Performer: Crosby, Stills, Nash & Young
Songwriters: Allan Clarke, Tony Hicks, Graham Nash
Original Release: single, Butterfly (The Hollies)
Year: 1967
Definitive Version: Four Way Street (Expanded Edition), 1992
I’ve never heard The Hollies' version. I would suspect that one could find it on YouTube (aka the Greatest Site in Internet History—at least after the late, great BaseballTruth.com, of course) or somesuch location.

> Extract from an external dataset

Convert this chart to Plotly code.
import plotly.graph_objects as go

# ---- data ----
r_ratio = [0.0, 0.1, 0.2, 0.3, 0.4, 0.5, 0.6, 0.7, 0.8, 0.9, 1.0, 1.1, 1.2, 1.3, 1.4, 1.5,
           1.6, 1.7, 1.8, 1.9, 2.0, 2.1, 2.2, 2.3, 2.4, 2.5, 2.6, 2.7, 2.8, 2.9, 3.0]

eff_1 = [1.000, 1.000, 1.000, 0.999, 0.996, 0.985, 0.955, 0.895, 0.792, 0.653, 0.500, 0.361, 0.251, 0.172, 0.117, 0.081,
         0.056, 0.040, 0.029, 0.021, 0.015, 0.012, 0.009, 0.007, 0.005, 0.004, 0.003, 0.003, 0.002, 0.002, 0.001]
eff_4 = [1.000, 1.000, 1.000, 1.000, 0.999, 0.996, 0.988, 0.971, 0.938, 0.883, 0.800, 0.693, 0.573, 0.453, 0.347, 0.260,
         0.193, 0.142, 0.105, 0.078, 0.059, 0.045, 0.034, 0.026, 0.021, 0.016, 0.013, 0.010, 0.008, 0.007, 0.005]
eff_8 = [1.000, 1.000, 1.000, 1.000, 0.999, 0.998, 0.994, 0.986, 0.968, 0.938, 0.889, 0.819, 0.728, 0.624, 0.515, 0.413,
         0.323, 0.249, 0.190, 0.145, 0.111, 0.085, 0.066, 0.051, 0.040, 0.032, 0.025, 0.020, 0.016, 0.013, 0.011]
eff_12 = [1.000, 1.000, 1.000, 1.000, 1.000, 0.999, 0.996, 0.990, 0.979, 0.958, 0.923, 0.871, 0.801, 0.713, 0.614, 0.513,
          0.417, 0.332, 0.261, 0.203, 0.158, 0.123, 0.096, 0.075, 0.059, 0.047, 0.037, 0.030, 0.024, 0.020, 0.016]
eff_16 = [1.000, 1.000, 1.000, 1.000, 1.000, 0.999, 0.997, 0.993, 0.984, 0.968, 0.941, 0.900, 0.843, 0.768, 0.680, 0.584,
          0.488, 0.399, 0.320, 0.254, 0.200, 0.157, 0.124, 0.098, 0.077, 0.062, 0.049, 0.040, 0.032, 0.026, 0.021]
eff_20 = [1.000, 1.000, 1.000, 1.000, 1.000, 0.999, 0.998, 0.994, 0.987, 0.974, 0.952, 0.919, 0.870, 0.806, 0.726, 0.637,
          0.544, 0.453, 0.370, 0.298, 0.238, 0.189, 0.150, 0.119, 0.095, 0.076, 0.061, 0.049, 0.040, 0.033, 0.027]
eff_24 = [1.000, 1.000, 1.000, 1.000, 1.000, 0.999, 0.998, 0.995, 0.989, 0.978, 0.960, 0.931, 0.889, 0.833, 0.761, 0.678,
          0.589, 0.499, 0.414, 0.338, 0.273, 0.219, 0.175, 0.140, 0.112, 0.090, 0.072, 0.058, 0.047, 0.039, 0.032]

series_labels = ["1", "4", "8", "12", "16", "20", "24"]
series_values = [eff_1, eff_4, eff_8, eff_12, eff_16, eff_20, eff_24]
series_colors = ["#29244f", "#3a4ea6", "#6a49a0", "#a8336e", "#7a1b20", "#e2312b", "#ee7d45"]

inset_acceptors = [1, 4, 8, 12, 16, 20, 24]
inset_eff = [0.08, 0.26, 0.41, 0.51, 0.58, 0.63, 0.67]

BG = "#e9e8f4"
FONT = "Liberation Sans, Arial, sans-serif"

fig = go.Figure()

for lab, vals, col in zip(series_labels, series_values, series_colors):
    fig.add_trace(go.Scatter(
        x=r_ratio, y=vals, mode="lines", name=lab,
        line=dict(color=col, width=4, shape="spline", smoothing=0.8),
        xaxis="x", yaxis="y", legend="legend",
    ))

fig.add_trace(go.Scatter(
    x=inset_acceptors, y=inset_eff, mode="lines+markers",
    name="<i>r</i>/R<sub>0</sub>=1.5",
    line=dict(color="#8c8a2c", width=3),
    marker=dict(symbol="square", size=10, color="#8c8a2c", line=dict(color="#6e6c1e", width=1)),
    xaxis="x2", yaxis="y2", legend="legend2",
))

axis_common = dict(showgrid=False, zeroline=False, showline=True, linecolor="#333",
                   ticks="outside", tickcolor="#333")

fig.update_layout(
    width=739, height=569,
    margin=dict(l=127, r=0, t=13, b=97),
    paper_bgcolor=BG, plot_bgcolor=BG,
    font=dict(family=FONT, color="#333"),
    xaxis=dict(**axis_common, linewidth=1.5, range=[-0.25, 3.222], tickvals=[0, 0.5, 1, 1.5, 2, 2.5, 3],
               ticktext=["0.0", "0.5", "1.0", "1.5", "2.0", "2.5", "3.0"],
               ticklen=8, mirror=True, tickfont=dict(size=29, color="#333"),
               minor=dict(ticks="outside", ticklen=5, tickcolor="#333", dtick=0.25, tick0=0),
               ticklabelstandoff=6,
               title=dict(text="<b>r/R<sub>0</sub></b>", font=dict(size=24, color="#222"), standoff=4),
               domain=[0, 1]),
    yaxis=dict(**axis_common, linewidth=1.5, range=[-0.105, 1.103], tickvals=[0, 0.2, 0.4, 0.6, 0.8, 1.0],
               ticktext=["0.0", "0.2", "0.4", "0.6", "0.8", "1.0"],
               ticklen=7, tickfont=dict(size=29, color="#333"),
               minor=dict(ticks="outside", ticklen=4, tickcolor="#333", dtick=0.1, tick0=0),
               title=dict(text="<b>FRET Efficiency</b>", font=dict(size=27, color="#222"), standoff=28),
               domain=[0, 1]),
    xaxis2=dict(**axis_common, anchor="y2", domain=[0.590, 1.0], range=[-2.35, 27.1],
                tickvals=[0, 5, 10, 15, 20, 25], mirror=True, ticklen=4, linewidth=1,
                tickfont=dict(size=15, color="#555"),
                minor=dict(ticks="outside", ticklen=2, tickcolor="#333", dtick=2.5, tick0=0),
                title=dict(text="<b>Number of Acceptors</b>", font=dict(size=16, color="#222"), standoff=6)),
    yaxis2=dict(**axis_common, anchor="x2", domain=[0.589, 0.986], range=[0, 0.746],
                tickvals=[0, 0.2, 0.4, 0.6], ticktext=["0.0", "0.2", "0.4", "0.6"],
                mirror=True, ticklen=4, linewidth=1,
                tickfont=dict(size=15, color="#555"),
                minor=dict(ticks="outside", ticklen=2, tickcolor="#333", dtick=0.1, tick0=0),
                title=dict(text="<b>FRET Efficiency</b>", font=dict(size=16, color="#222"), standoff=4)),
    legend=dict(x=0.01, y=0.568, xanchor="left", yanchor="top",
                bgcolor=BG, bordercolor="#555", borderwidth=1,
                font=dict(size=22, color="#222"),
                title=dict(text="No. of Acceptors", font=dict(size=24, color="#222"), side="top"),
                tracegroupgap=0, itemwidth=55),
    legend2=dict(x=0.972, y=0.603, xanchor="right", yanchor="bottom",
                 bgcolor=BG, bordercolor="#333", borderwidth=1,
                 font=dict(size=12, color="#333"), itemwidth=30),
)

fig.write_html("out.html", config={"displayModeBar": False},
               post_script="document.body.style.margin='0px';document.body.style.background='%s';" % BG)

When I got my first CD player in 1990 ($260 for a Sony six-disc changer, kiddies), I went through a major rebuying of my favorite albums. I was not really in a big CSNY phase at that time, so I held off on Four Way Street until I read in Rolling Stone that CSNY was going to re-release it in 1992 as an expanded edition. It was all to the good, of course, but I was disappointed that the band decided to add only four acoustic songs—no electric. They all were solo selections—one per letter—tacked to the end of the acoustic disc, which seemed to have a particular order. In other words, the edition was merely a bonus rather than a proper expansion.
The highlight is Neil Young’s 9-minute medley of The Loner, Cinnamon Girl and Down By the River. King Midas was Nash’s contribution, and when I hear it I have vague recollections of my Grand Blanc apartment, which I’m sure I’ll talk about more later, with its orange shag carpet and wood paneling straight out of the ’70s—or even ’60s. In some ways, it was like living in my own bad basement.